Saturday, April 30, 2005

Hitchhiker's Guide to the Galaxy

I slipped out early to catch the matinee of Douglas Adams' The Hitchhiker's Guide to the Galaxy. As the lights fell I wondered, as I do with every movie based on a book, which will be better: book or movie? Sometimes both can differ in many ways, but still be good. For example, The Hunt For Red October or Jurassic Park.

It had been many years since I read The Hitchhiker's Guide and its two sequels (later two more sequels were published). Douglas Adams himself wrote most of the screenplay before his death, so any purists upset about changes can't complain too much. Only a few things were added to the movie, according to Wired magazine: John Malkovich's character Humma Kavula, and the Point-of-View Gun, which causes the target to see things from the shooter's perspective.
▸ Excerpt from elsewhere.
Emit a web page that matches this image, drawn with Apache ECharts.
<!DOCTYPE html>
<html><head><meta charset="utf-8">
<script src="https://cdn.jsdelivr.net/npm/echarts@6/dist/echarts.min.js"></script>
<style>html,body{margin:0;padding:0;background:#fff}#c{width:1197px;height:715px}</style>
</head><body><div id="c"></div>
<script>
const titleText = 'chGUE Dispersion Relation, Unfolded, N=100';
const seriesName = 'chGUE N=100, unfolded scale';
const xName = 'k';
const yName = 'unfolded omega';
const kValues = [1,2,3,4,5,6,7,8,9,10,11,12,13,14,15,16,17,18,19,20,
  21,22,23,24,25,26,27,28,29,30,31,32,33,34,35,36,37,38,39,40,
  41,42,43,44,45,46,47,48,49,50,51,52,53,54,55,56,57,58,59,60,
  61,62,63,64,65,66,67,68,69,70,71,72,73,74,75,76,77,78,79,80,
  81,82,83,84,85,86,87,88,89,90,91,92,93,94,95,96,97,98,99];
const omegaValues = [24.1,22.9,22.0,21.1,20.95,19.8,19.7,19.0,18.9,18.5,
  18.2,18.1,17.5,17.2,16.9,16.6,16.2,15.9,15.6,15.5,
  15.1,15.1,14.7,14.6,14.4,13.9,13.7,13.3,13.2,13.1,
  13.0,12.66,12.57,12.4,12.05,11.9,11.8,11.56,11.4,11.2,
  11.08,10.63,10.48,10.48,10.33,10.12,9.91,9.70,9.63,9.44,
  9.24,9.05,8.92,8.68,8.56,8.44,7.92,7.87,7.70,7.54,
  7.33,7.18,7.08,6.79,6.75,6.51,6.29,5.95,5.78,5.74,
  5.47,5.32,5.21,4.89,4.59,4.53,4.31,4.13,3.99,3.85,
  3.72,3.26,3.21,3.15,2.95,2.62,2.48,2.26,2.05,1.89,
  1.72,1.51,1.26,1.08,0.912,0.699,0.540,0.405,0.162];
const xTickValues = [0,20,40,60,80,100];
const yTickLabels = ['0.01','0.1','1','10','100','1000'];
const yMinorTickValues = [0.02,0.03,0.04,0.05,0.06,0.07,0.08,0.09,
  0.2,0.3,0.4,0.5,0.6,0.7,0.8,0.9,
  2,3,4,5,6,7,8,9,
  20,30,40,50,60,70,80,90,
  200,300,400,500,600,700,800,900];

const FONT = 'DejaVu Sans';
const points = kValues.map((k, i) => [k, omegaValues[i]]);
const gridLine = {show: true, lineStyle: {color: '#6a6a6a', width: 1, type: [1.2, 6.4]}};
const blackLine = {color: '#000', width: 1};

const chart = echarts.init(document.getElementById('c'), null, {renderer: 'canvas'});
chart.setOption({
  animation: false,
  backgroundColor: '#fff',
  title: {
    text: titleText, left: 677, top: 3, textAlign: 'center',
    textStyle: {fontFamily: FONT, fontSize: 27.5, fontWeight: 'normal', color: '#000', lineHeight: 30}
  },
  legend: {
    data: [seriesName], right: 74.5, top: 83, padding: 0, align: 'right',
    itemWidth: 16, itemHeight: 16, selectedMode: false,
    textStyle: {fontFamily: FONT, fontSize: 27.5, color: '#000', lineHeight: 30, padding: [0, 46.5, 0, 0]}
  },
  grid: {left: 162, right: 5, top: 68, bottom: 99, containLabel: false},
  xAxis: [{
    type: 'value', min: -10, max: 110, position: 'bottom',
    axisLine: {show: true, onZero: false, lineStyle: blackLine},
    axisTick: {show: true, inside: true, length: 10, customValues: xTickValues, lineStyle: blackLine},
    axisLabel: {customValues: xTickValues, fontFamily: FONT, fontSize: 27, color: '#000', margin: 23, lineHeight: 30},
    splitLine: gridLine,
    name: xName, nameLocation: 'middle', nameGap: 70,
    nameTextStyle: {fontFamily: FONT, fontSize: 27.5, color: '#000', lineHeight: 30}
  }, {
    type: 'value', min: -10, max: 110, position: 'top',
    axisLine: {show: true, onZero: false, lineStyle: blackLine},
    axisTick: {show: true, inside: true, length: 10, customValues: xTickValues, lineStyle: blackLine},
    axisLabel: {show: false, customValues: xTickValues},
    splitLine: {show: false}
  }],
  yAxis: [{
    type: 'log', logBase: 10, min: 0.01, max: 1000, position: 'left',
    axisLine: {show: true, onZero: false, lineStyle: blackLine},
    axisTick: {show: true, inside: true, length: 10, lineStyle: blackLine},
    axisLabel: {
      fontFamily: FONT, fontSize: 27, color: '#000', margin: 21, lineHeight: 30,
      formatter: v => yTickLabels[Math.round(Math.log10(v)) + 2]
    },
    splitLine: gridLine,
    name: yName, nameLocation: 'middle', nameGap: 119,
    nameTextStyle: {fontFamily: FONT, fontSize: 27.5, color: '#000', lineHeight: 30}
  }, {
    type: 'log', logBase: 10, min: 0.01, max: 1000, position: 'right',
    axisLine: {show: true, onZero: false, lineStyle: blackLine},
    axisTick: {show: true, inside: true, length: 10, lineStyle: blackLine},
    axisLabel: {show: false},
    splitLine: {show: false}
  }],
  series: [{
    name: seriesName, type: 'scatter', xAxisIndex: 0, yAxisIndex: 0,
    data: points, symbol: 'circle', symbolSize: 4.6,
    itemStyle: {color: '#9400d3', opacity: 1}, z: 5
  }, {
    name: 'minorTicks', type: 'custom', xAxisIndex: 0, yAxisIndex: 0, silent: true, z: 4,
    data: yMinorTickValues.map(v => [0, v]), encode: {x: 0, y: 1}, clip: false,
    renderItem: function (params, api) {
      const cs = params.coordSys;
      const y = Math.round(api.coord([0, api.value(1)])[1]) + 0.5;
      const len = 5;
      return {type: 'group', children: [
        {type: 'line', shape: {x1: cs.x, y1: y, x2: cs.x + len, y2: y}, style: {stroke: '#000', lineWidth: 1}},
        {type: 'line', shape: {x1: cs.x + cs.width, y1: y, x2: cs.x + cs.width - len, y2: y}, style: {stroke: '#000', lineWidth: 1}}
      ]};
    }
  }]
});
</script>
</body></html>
The story follows Arthur Dent, rescued from earth just before it is destroyed, and his further travels in space. Along the way there are some hilarious plot twists and several asides (the answer to the ultimate question: the meaning of life, the universe, and everything; mice as higher-dimensional superbeings; earth as a large computer simulation designed to figure out the ultimate question; and so forth). In the movie were a few scenes that drew laughs, and while the books are very funny with a dry British humor, I think it is difficult to translate that. Do you think Monty Python movies are funny? A Fish Called Wanda? If so, you will do well with this one.

Overall I did like the movie, but think the books are much better. I'm not sure this movie will do very well, outside of the core fans who are familiar with the books. But hey, it is opening against XXX: State of the Union.

I didn't realize that Hitchhiker's Guide was originally a BBC radio show, which was then turned into a novel. I should cast aside my earlier search for audio books and try to get my hands on the radio show instead!